Melodic minor raises both the 6th and 7th degrees when ascending, avoiding the awkward augmented 2nd of harmonic minor while maintaining a leading tone. When descending, it typically reverts to natural minor. This dual nature makes melodic minor ideal for smooth, singable melodies.
Build melodic minor ascending and then descending (as natural minor) to feel the directional quality. Sing melodic minor scales in both directions. Listen for how it eliminates the augmented 2nd that appears in harmonic minor.
Melodic minor has fixed pitches regardless of direction (it changes ascending vs. descending). Confusing it with harmonic minor (harmonic doesn't raise the 6th when ascending). Assuming descending melodic minor uses raised 6 and 7.
Start from what you know. The natural minor scale has a ♭7 — the seventh scale degree is a whole step below the tonic rather than a half step. This means there is no leading tone: no note that sits a semitone below the tonic and pulls strongly upward toward it. Natural minor's floating, unresolved quality can be expressive, but it also makes it difficult to write melodies or harmonies that strongly arrive on the tonic. The V chord in natural minor is a minor chord, which lacks the pull of a major dominant.
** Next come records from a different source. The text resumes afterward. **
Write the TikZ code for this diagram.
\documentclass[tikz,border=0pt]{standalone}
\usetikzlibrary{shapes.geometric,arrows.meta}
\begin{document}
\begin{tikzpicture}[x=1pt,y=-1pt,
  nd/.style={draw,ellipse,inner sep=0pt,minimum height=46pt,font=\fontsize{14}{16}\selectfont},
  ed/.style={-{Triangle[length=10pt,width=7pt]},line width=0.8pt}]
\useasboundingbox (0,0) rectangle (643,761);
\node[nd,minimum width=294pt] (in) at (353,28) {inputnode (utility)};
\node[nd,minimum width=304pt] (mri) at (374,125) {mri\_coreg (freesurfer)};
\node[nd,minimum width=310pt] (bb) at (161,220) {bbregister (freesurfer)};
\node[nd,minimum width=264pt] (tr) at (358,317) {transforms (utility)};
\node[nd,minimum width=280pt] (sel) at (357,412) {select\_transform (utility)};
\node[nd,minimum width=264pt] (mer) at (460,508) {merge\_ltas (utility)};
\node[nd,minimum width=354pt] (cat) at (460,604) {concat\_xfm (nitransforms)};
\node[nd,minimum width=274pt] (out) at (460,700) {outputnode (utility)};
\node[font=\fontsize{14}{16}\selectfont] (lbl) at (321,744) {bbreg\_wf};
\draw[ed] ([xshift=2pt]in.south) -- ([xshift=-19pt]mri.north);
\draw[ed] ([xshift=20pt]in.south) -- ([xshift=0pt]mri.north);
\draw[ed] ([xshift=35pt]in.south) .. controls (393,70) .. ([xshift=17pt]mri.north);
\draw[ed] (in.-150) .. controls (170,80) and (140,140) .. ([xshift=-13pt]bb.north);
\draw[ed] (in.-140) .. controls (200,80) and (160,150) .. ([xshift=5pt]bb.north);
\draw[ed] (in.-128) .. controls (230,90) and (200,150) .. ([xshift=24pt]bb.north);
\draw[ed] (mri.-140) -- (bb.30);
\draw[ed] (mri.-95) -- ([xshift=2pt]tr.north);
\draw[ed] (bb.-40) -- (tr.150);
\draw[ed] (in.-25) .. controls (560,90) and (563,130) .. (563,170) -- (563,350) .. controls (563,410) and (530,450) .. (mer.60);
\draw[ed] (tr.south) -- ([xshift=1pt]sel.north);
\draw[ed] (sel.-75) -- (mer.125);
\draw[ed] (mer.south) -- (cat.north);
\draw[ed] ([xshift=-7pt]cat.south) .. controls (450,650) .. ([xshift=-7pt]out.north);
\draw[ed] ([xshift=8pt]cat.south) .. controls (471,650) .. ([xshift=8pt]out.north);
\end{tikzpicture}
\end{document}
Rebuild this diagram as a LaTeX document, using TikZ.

Harmonic minor solves the leading-tone problem by raising the 7th scale degree. The V chord is now major (with the raised 7th as its third), creating a powerful V–i pull. But harmonic minor introduces a new problem: between the ♭6 and the raised ♯7, there is now an augmented second — an interval of three semitones. This gap is larger than a whole step, and it creates a distinctive exotic or "Eastern" sound that is awkward to sing smoothly. For composed melodies that need to pass through this part of the scale, harmonic minor creates friction.
Melodic minor resolves this by raising *both* the 6th and 7th degrees when ascending. The raised 7th preserves the leading-tone pull toward the tonic; the raised 6th fills in the augmented second with a smooth whole step. The ascending scale is entirely stepwise and singable. When descending, however, the pull toward the tonic is less relevant — you're moving away from it — so the traditional practice is to revert to natural minor on the way down, restoring both ♭7 and ♭6. This gives melodic minor its distinctive bidirectional character: different pitches ascending versus descending, each optimized for the melodic direction it serves. Think of it as a scale that is efficient: it uses the pitches that serve the music at each moment. In jazz theory, "melodic minor" typically refers only to the ascending form, used in both directions — this simplification produces a scale with a particularly rich set of modes that underpin jazz harmony, which you'll encounter in later topics.